Task instructions —
Set down only those lines that fall from the line containing "Write a component" through the line containing "import * as d3 from 'd3';", unchanged and without pictures.

-- Exercise material start --

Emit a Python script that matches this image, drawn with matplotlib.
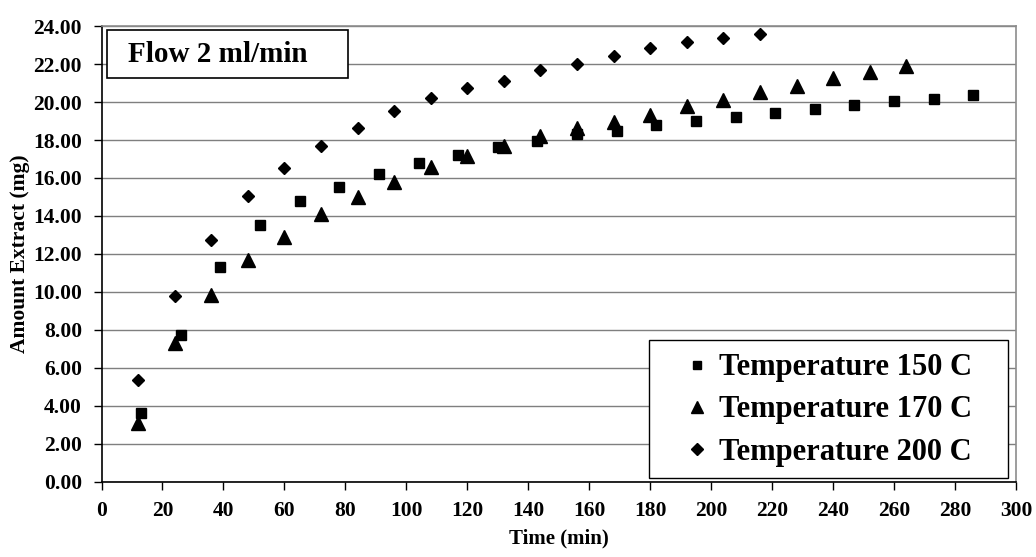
import matplotlib
matplotlib.use("Agg")
import matplotlib.pyplot as plt
from matplotlib.patches import Rectangle

# данные
time_150 = [13, 26, 39, 52, 65, 78, 91, 104, 117, 130, 143, 156, 169, 182, 195, 208, 221, 234, 247, 260, 273, 286]
amount_150 = [3.61, 7.74, 11.33, 13.53, 14.79, 15.54, 16.20, 16.79, 17.23, 17.63, 17.96, 18.30,
              18.49, 18.80, 19.00, 19.21, 19.42, 19.65, 19.86, 20.07, 20.18, 20.39]

time_170 = [12, 24, 36, 48, 60, 72, 84, 96, 108, 120, 132, 144, 156, 168, 180, 192, 204, 216, 228, 240, 252, 264]
amount_170 = [3.09, 7.30, 9.84, 11.68, 12.91, 14.09, 15.02, 15.80, 16.60, 17.14, 17.67, 18.20,
              18.63, 18.93, 19.33, 19.77, 20.12, 20.53, 20.82, 21.26, 21.58, 21.88]

time_200 = [12, 24, 36, 48, 60, 72, 84, 96, 108, 120, 132, 144, 156, 168, 180, 192, 204, 216]
amount_200 = [5.37, 9.79, 12.74, 15.05, 16.54, 17.70, 18.65, 19.55, 20.20, 20.72, 21.12, 21.70,
              22.00, 22.44, 22.84, 23.16, 23.37, 23.58]

labels = ["Temperature 150 C", "Temperature 170 C", "Temperature 200 C"]
x_ticks = list(range(0, 301, 20))
y_ticks = [0, 2, 4, 6, 8, 10, 12, 14, 16, 18, 20, 22, 24]

plt.rcParams['font.family'] = ['Liberation Serif', 'DejaVu Serif']
plt.rcParams['font.weight'] = 'bold'

fig = plt.figure(figsize=(10.36, 5.57), dpi=100)
ax = fig.add_axes([0.098, 0.1347, 0.8827, 0.8186])

ax.plot(time_150, amount_150, linestyle='none', marker='s', markersize=6.8, color='black', label=labels[0])
ax.plot(time_170, amount_170, linestyle='none', marker='^', markersize=9.5, color='black', label=labels[1])
ax.plot(time_200, amount_200, linestyle='none', marker='D', markersize=6.6, color='black', label=labels[2])

ax.set_xlim(0, 300)
ax.set_ylim(0, 24)
ax.set_xticks(x_ticks)
ax.set_yticks(y_ticks)
ax.set_yticklabels([f"{v:.2f}" for v in y_ticks])
ax.tick_params(axis='x', direction='out', length=6, width=1, labelsize=15.5, pad=8)
ax.tick_params(axis='y', direction='out', length=6, width=1, labelsize=15.5, pad=8)

# сетка только по Y
ax.yaxis.grid(True, color='#7f7f7f', linewidth=1)
ax.set_axisbelow(True)

ax.spines['left'].set_color('black')
ax.spines['bottom'].set_color('black')
ax.spines['top'].set_color('#8c8c8c')
ax.spines['right'].set_color('#8c8c8c')
for s in ax.spines.values():
    s.set_linewidth(1.2)

ax.set_xlabel("Time (min)", fontsize=15, fontweight='bold', labelpad=5)
ax.set_ylabel("Amount Extract (mg)", fontsize=15.5, fontweight='bold', labelpad=2)

# рамка с подписью
ax.add_patch(Rectangle((0.006, 0.886), 0.2636, 0.105, transform=ax.transAxes,
                       facecolor='white', edgecolor='black', linewidth=1.2, zorder=5))
ax.text(0.029, 0.9386, "Flow 2 ml/min", transform=ax.transAxes, fontsize=21,
        fontweight='bold', va='center', ha='left', zorder=6)

# рамка легенды отдельно
ax.add_patch(Rectangle((0.5987, 0.0088), 0.3926, 0.3026, transform=ax.transAxes,
                       facecolor='white', edgecolor='black', linewidth=1.0, zorder=5))
leg = ax.legend(loc='center left', bbox_to_anchor=(0.638, 0.158), borderaxespad=0,
                frameon=False, fontsize=22, borderpad=0,
                handlelength=0.8, handletextpad=0.3, labelspacing=0.43,
                markerscale=0.85)
leg.set_zorder(7)

fig.savefig("out.png", dpi=100)
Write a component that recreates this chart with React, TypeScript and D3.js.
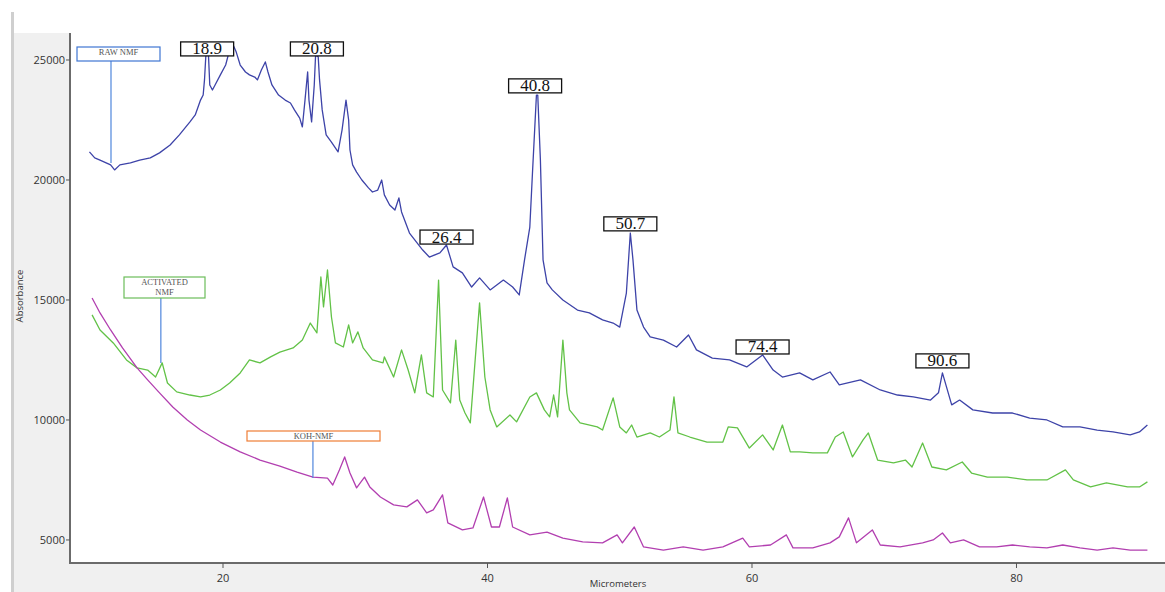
import React from 'react';
import * as d3 from 'd3';

// spectra, [micrometers, absorbance]
const rawNmf: [number, number][] = [
  [9.9, 21170], [10.3, 20920], [10.7, 20830], [11.5, 20630], [11.8, 20420], [12.2, 20630],
  [13.0, 20710], [13.7, 20830], [14.5, 20920], [15.2, 21130], [16.0, 21460], [16.7, 21880],
  [17.5, 22420], [17.9, 22710], [18.3, 23330], [18.5, 23540], [18.6, 24170], [18.7, 25170],
  [18.9, 25210], [19.0, 23960], [19.2, 23750], [19.4, 23960], [19.8, 24380], [20.2, 24790],
  [20.5, 25420], [20.8, 25580], [21.0, 25330], [21.3, 24790], [21.7, 24500], [22.0, 24380],
  [22.4, 24290], [22.6, 24170], [22.9, 24580], [23.2, 24920], [23.4, 24500], [23.7, 23960],
  [24.2, 23540], [24.7, 23330], [25.1, 23210], [25.4, 22920], [25.8, 22580], [26.0, 22210],
  [26.2, 23330], [26.4, 24500], [26.5, 23330], [26.7, 22420], [26.9, 23960], [27.0, 25210],
  [27.2, 25130], [27.3, 24170], [27.5, 22920], [27.8, 21880], [28.2, 21580], [28.7, 21170],
  [29.0, 22080], [29.3, 23330], [29.5, 22500], [29.6, 21250], [29.8, 20630], [30.1, 20330],
  [30.5, 20000], [31.0, 19670], [31.3, 19500], [31.7, 19580], [32.0, 20000], [32.2, 19380],
  [32.6, 18960], [33.0, 18750], [33.3, 19250], [33.5, 18670], [34.1, 17790], [35.1, 17080],
  [35.6, 16790], [36.4, 16960], [36.9, 17290], [37.4, 16380], [38.1, 16130], [38.8, 15540],
  [39.4, 15920], [40.2, 15420], [41.2, 15830], [41.9, 15540], [42.4, 15210], [42.8, 16670],
  [43.2, 18040], [43.4, 20290], [43.7, 23540], [43.8, 23540], [44.0, 20830], [44.2, 16670],
  [44.5, 15710], [44.9, 15420], [45.7, 15000], [46.8, 14580], [47.7, 14460], [48.7, 14170],
  [49.5, 14040], [50.0, 13870], [50.5, 15290], [50.8, 17790], [51.0, 16670], [51.3, 14580],
  [51.8, 13870], [52.3, 13460], [53.3, 13330], [54.3, 13040], [55.2, 13540], [55.8, 12920],
  [57.0, 12580], [58.3, 12500], [59.6, 12210], [60.8, 12710], [61.6, 12080], [62.3, 11790],
  [63.6, 11960], [64.6, 11670], [65.9, 12000], [66.6, 11460], [68.2, 11670], [69.7, 11250],
  [71.0, 11040], [72.2, 10960], [73.5, 10830], [74.1, 11130], [74.4, 11960], [75.1, 10630],
  [75.7, 10830], [76.7, 10420], [78.2, 10290], [79.7, 10290], [81.0, 10080], [82.3, 10000],
  [83.5, 9710], [84.8, 9710], [86.1, 9580], [87.3, 9500], [88.6, 9380], [89.3, 9500], [89.9, 9790],
];

const activatedNmf: [number, number][] = [
  [10.1, 14380], [10.7, 13750], [11.7, 13210], [12.7, 12500], [13.5, 12170], [14.3, 12080],
  [14.9, 11790], [15.4, 12380], [15.8, 11540], [16.5, 11170], [17.5, 11040], [18.3, 10960],
  [19.0, 11040], [19.8, 11250], [20.5, 11540], [21.3, 11960], [22.0, 12500], [22.8, 12380],
  [23.6, 12630], [24.3, 12830], [25.3, 13000], [26.0, 13330], [26.6, 14040], [27.1, 13630],
  [27.4, 15960], [27.6, 14710], [27.9, 16250], [28.2, 14290], [28.5, 13210], [29.1, 13040],
  [29.5, 13960], [29.8, 13210], [30.2, 13670], [30.6, 13000], [31.3, 12500], [32.1, 12380],
  [32.2, 12630], [32.9, 11790], [33.5, 12920], [34.0, 12080], [34.5, 11130], [35.0, 12710],
  [35.4, 11130], [35.9, 10960], [36.3, 15830], [36.6, 11250], [37.2, 10710], [37.6, 13330],
  [37.9, 10830], [38.3, 10290], [38.7, 9880], [39.4, 14880], [39.8, 11790], [40.2, 10420],
  [40.7, 9710], [41.7, 10210], [42.2, 9920], [43.2, 10960], [43.7, 11130], [44.3, 10420],
  [44.7, 10130], [45.0, 11040], [45.3, 10130], [45.7, 13330], [46.0, 11130], [46.2, 10420],
  [47.0, 9880], [48.3, 9710], [48.7, 9580], [49.5, 10920], [50.0, 9710], [50.5, 9460],
  [50.9, 9790], [51.3, 9290], [52.3, 9460], [53.0, 9290], [53.8, 9580], [54.1, 10960],
  [54.4, 9460], [55.3, 9290], [56.6, 9080], [57.8, 9080], [58.2, 9710], [58.9, 9670],
  [59.8, 8830], [60.8, 9380], [61.6, 8750], [62.3, 9790], [62.9, 8670], [63.6, 8670],
  [64.6, 8630], [65.7, 8630], [66.3, 9290], [66.9, 9500], [67.6, 8460], [68.4, 9170],
  [68.8, 9460], [69.5, 8330], [70.7, 8210], [71.6, 8330], [72.1, 8040], [72.9, 9040],
  [73.6, 8040], [74.7, 7920], [75.9, 8250], [76.6, 7790], [77.8, 7620], [79.3, 7620],
  [80.8, 7500], [82.3, 7500], [83.7, 7920], [84.3, 7500], [85.6, 7210], [86.8, 7380],
  [88.4, 7210], [89.3, 7210], [89.9, 7420],
];

const kohNmf: [number, number][] = [
  [10.1, 15080], [10.7, 14460], [11.5, 13750], [12.4, 13000], [13.5, 12170], [14.3, 11670],
  [15.2, 11130], [16.2, 10540], [17.3, 10000], [18.3, 9580], [19.8, 9080], [21.3, 8670],
  [22.8, 8330], [24.3, 8080], [25.6, 7830], [26.8, 7620], [27.9, 7580], [28.3, 7290],
  [28.8, 7920], [29.2, 8460], [29.6, 7790], [30.1, 7170], [30.7, 7620], [31.1, 7210],
  [31.9, 6790], [32.9, 6460], [33.9, 6380], [34.7, 6670], [35.4, 6130], [35.9, 6250],
  [36.6, 6880], [37.0, 5710], [38.1, 5420], [38.9, 5500], [39.7, 6790], [40.3, 5540],
  [40.9, 5540], [41.5, 6750], [41.9, 5540], [43.2, 5210], [44.5, 5330], [45.7, 5080],
  [47.2, 4920], [48.7, 4880], [49.8, 5210], [50.2, 4880], [51.1, 5540], [51.8, 4710],
  [53.3, 4580], [54.8, 4710], [56.3, 4580], [57.8, 4710], [59.3, 5080], [59.8, 4710],
  [61.4, 4790], [62.6, 5210], [63.1, 4670], [64.6, 4670], [65.9, 4880], [66.6, 5130],
  [67.3, 5920], [67.9, 4880], [69.1, 5420], [69.7, 4790], [71.2, 4710], [72.9, 4880],
  [73.7, 5000], [74.4, 5290], [75.0, 4880], [76.0, 5000], [77.2, 4710], [78.5, 4710],
  [79.7, 4790], [81.0, 4710], [82.3, 4670], [83.5, 4790], [84.8, 4670], [86.1, 4580],
  [87.3, 4670], [88.6, 4580], [89.9, 4580],
];

// peak call-outs: label, peak position, absorbance at box bottom
const peakLabels = ['18.9', '20.8', '26.4', '40.8', '50.7', '74.4', '90.6'];
const peakX = [18.8, 27.1, 36.9, 43.6, 50.8, 60.8, 74.4];
const peakY = [25170, 25170, 17330, 23630, 17880, 12750, 12170];

const xTicks = [20, 40, 60, 80];
const yTicks = [5000, 10000, 15000, 20000, 25000];

const W = 1165;
const H = 592;
const margin = { top: 33, right: 0, bottom: 29, left: 70 };

const xScale = d3.scaleLinear().domain([8.43, 91.23]).range([margin.left, W - margin.right]);
const yScale = d3.scaleLinear().domain([4040, 26125]).range([H - margin.bottom, margin.top]);

const line = d3.line<[number, number]>()
  .x((d) => xScale(d[0]))
  .y((d) => yScale(d[1]));

const series = [
  { name: 'raw', data: rawNmf, color: '#3d43a8' },
  { name: 'activated', data: activatedNmf, color: '#62c247' },
  { name: 'koh', data: kohNmf, color: '#b23fb0' },
];

// name tags with a leader down to the curve
const tags = [
  { lines: ['RAW NMF'], x: 11.53, y: 20710, box: [77, 47, 83, 14], color: '#3f76d2' },
  { lines: ['ACTIVATED', 'NMF'], x: 15.3, y: 12375, box: [124, 277, 81, 21], color: '#6cbd5a' },
  { lines: ['KOH-NMF'], x: 26.8, y: 7580, box: [247, 431, 133, 10], color: '#ef7d35' },
];

const sans = '"Open Sans", "DejaVu Sans", sans-serif';
const serif = '"Liberation Serif", "DejaVu Serif", serif';

const App = () => {
  const plotBottom = H - margin.bottom;
  return (
    <svg width={W} height={H} style={{ position: 'fixed', left: 0, top: 0, background: '#fff' }}>
      <rect x={12} y={margin.top} width={W - 12} height={H - margin.top} fill='#f0f0f0' />
      <rect x={11} y={12} width={3} height={H - 12} fill='#cfcfcf' />
      <rect x={margin.left} y={0} width={W - margin.left} height={plotBottom} fill='#fff' />
      <defs>
        <clipPath id='plot'>
          <rect x={margin.left} y={margin.top} width={W - margin.left} height={plotBottom - margin.top} />
        </clipPath>
      </defs>
      <g clipPath='url(#plot)'>
        {series.map((s) => (
          <path key={s.name} d={line(s.data) || ''} fill='none' stroke={s.color} strokeWidth={1.3} strokeLinejoin='round' />
        ))}
      </g>
      {tags.map((t, i) => {
        const [bx, by, bw, bh] = t.box;
        const fx = xScale(t.x);
        const fy = yScale(t.y);
        return (
          <g key={i}>
            <line x1={fx} x2={fx} y1={by + bh} y2={fy} stroke='#4f86dc' strokeWidth={1.2} />
            <rect x={bx} y={by} width={bw} height={bh} fill='#fff' stroke={t.color} strokeWidth={1.2} />
            {t.lines.map((l, j) => (
              <text key={j} x={bx + bw / 2} y={by + 8 + j * 10} textAnchor='middle' fontFamily={serif} fontSize={8.5} fill='#555'>{l}</text>
            ))}
          </g>
        );
      })}
      {peakLabels.map((lab, i) => {
        const cx = xScale(peakX[i]);
        const by = yScale(peakY[i]);
        return (
          <g key={lab}>
            <rect x={cx - 26.5} y={by - 14} width={53} height={14} fill='#fff' stroke='#111' strokeWidth={1.3} />
            <text x={cx} y={by - 1.5} textAnchor='middle' fontFamily={serif} fontSize={17} fill='#111'>{lab}</text>
          </g>
        );
      })}
      <line x1={margin.left} x2={margin.left} y1={margin.top} y2={plotBottom + 1} stroke='#6b6b6b' strokeWidth={2} />
      <line x1={margin.left - 1} x2={W} y1={plotBottom} y2={plotBottom} stroke='#6b6b6b' strokeWidth={2} />
      {yTicks.map((t) => (
        <g key={t}>
          <line x1={margin.left - 4} x2={margin.left} y1={yScale(t)} y2={yScale(t)} stroke='#555' />
          <text x={margin.left - 5} y={yScale(t) + 4} textAnchor='end' fontFamily={sans} fontSize={11} fill='#333'>{t}</text>
        </g>
      ))}
      {xTicks.map((t) => (
        <g key={t}>
          <line x1={xScale(t)} x2={xScale(t)} y1={plotBottom} y2={plotBottom + 5} stroke='#555' />
          <text x={xScale(t)} y={plotBottom + 19} textAnchor='middle' fontFamily={sans} fontSize={11} fill='#333'>{t}</text>
        </g>
      ))}
      <text x={618} y={587} textAnchor='middle' fontFamily={sans} fontSize={9.5} fill='#333'>Micrometers</text>
      <text transform='translate(23,296) rotate(-90)' textAnchor='middle' fontFamily={sans} fontSize={9.5} fill='#333'>Absorbance</text>
    </svg>
  );
};

export default App;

-- Exercise material end --

Solution below —
Write a component that recreates this chart with React, TypeScript and D3.js.
import React from 'react';
import * as d3 from 'd3';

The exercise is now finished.